How to use the Generic ROS Driver

Simulation

For simulation we need to start Gazebo, launch the robot description in the parameter server and finally spawn our robot to gazebo. With the gazebo_ros_control plugin we simulate a hardware interface with the gazebo API. For robot's that don't provide feedback it is possible to make them a clone of the simulation by subscribing to the joint_states topic, but i wouldn't recommended it.

# main launch file for simulation (with moveit + rviz)
roslaunch driver_bringup main_sim.launch

# or

# sim bringup
roslaunch driver_bringup sim_bringup.launch
# moveit - move group
roslaunch moveit_interface moveit.launch
# RViz
roslaunch arm_viz rviz.launch config:=basic

Real Robot

You can test the driver in pseudo-mode, which is the default configuration for robot arms that have no feedback

# main launch file for simulation (with moveit + rviz)
roslaunch driver_bringup main_real.launch

# or

# sim bringup
roslaunch driver_bringup real_bringup.launch
# moveit - move group
roslaunch moveit_interface moveit.launch
# RViz
roslaunch arm_viz rviz.launch config:=basic

Now if you echo the /command topic, you should see the mapped command that will get send to the robot.

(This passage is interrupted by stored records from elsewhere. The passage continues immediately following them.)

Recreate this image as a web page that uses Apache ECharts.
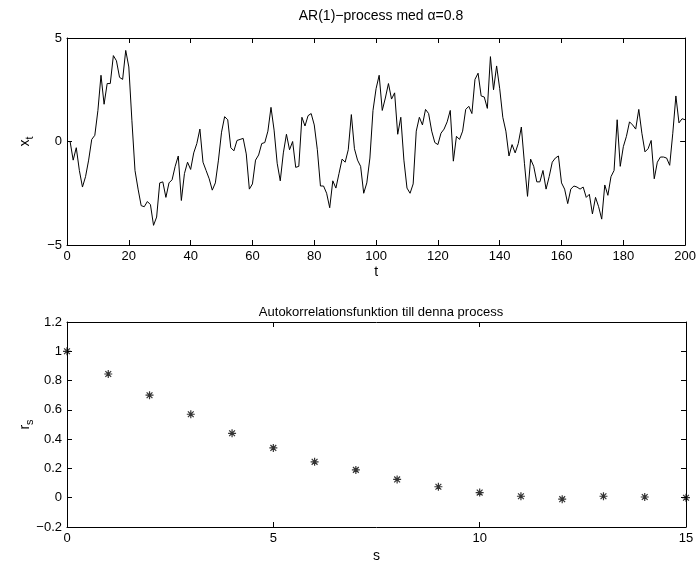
<!DOCTYPE html>
<html>
<head>
<meta charset="utf-8">
<script src="https://cdn.jsdelivr.net/npm/echarts@6/dist/echarts.min.js"></script>
<style>
  html, body { margin: 0; padding: 0; background: #fff; }
  #chart { width: 699px; height: 564px; }
</style>
</head>
<body>
<div id="chart"></div>
<script>
// AR(1)-process, t = 0..200
const xt = [
  0.0, 0.0, -0.9, -0.3, -1.4, -2.2, -1.7, -0.9, 0.1, 0.3, 1.5,
  3.2, 1.8, 2.8, 2.8, 4.15, 3.9, 3.1, 3.0, 4.4, 3.6,
  1.0, -1.4, -2.3, -3.1, -3.15, -2.9, -3.05, -4.05, -3.65, -2.0,
  -1.95, -2.7, -2.0, -1.85, -1.2, -0.7, -2.85, -1.55, -1.0, -1.35,
  -0.55, -0.1, 0.6, -1.0, -1.4, -1.8, -2.35, -2.0, -0.9, 0.45,
  1.2, 1.05, -0.3, -0.45, 0.05, 0.1, 0.15, -0.6, -2.3, -2.05,
  -0.9, -0.65, -0.1, -0.05, 0.5, 1.65, 0.55, -1.05, -1.9, -0.55,
  0.35, -0.4, 0.0, -1.25, -1.2, 1.17, 0.75, 1.25, 1.35, 0.8,
  -0.4, -2.15, -2.15, -2.5, -3.2, -1.9, -2.25, -1.55, -0.85, -1.0,
  -0.4, 1.3, -0.35, -0.9, -1.2, -2.5, -2.0, -0.8, 1.5, 2.55,
  3.2, 1.5, 2.1, 2.8, 2.05, 2.35, 0.35, 1.17, -0.9, -2.25,
  -2.5, -2.05, 0.5, 1.17, 0.8, 1.55, 1.35, 0.5, -0.05, -0.15,
  0.4, 0.6, 0.95, 1.5, -0.95, 0.25, 0.1, 0.5, 1.55, 1.7,
  1.35, 3.0, 3.3, 2.2, 2.15, 1.6, 4.1, 2.5, 3.65, 2.55,
  1.17, 0.5, -0.7, -0.15, -0.55, -0.1, 0.7, -1.05, -2.65, -0.85,
  -1.2, -1.95, -1.95, -1.4, -2.3, -1.7, -1.0, -0.8, -0.7, -2.0,
  -2.3, -3.0, -2.3, -2.15, -2.2, -2.3, -2.2, -2.7, -2.55, -3.5,
  -2.7, -3.15, -3.75, -2.1, -2.6, -1.7, -1.4, 1.05, -1.2, -0.25,
  0.25, 0.95, 0.8, 0.6, 1.55, 0.4, -0.5, -0.35, 0.05, -1.8,
  -1.0, -0.75, -0.75, -0.8, -1.15, 0.4, 2.2, 0.9, 1.1, 1.05
]
// autokorrelation, s = 0..15
const rs = [1.0, 0.845, 0.70, 0.57, 0.44, 0.34, 0.245, 0.19, 0.125, 0.075, 0.035, 0.01, -0.01, 0.01, 0.005, 0.0]

const font = 'Liberation Sans, Arial, Helvetica, sans-serif'
const txt = { color: '#000', fontFamily: font, fontSize: 13 }
const fmt = v => String(Math.round(v * 10) / 10).replace('-', '−')

// axis used as box side with inward ticks
function boxAxis (extra) {
  return Object.assign({
    type: 'value',
    axisLine: { show: true, onZero: false, lineStyle: { color: '#000', width: 1 } },
    axisTick: { show: true, inside: true, length: 5, lineStyle: { color: '#000' } },
    splitLine: { show: false },
    axisLabel: Object.assign({ show: true, margin: 5, formatter: fmt }, txt),
    nameTextStyle: txt,
    nameMoveOverlap: false
  }, extra)
}

const subName = {
  rich: {
    a: Object.assign({}, txt, { fontSize: 14 }),
    b: Object.assign({}, txt, { fontSize: 11, padding: [9, 0, 0, 0] })
  }
}

const chart = echarts.init(document.getElementById('chart'))
chart.setOption({
  animation: false,
  backgroundColor: '#fff',
  title: [
    { text: 'AR(1)−process med α=0.8', left: 376, top: 4, textAlign: 'center', textStyle: Object.assign({}, txt, { fontWeight: 'normal', fontSize: 14 }) },
    { text: 'Autokorrelationsfunktion till denna process', left: 376, top: 301, textAlign: 'center', textStyle: Object.assign({}, txt, { fontWeight: 'normal', fontSize: 13 }) }
  ],
  grid: [
    { left: 67, top: 38, width: 619, height: 207 },
    { left: 67, top: 322, width: 619, height: 205 }
  ],
  xAxis: [
    boxAxis({ gridIndex: 0, min: 0, max: 200, interval: 20, name: 't', nameLocation: 'middle', nameGap: 20, nameTextStyle: Object.assign({}, txt, { fontSize: 14 }) }),
    boxAxis({ gridIndex: 0, min: 0, max: 200, interval: 20, position: 'top', axisLabel: { show: false } }),
    boxAxis({ gridIndex: 1, min: 0, max: 15, interval: 5, name: 's', nameLocation: 'middle', nameGap: 22, nameTextStyle: Object.assign({}, txt, { fontSize: 14 }) }),
    boxAxis({ gridIndex: 1, min: 0, max: 15, interval: 5, position: 'top', axisLabel: { show: false } })
  ],
  yAxis: [
    boxAxis({
      gridIndex: 0, min: -5, max: 5, interval: 5,
      name: '{a|x}{b|t}', nameLocation: 'middle', nameGap: 32, nameRotate: 90, nameTextStyle: subName
    }),
    boxAxis({ gridIndex: 0, min: -5, max: 5, interval: 5, position: 'right', axisLabel: { show: false } }),
    boxAxis({
      gridIndex: 1, min: -0.2, max: 1.2, interval: 0.2,
      name: '{a|r}{b|s}', nameLocation: 'middle', nameGap: 32, nameRotate: 90, nameTextStyle: subName
    }),
    boxAxis({ gridIndex: 1, min: -0.2, max: 1.2, interval: 0.2, position: 'right', axisLabel: { show: false } })
  ],
  series: [
    {
      type: 'line',
      xAxisIndex: 0,
      yAxisIndex: 0,
      data: xt.map((v, i) => [i, v]),
      symbol: 'none',
      lineStyle: { color: '#000', width: 1 }
    },
    {
      type: 'scatter',
      xAxisIndex: 2,
      yAxisIndex: 2,
      data: rs.map((v, i) => [i, v]),
      symbol: 'path://M0,-4L0,4M-4,0L4,0M-2.9,-2.9L2.9,2.9M-2.9,2.9L2.9,-2.9',
      symbolSize: 8,
      clip: false,
      itemStyle: { color: 'none', borderColor: '#000', borderWidth: 1.2 }
    }
  ]
})
</script>
</body>
</html>
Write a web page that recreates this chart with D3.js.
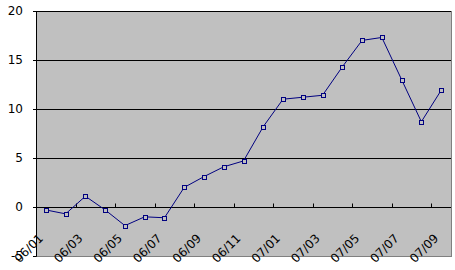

In default this is a Int32MultiArray message of size 16 so we can have implicit information of the location of the servo in the pwm9685 board.

rostopic echo command

Now you can command the robot to go to various joint places with a moveit script

rosrun moveit_interface pos_exec.py

If you are satisfied with the mapping process connect the real robot by e.g starting rosserial

roslaunch driver_bringup rosserial.launch

Then if you want you can start rosserial from the real_bringup launch file

About

This is a generic robot driver for Ros Control aimed to server as an example and a template for your robot's.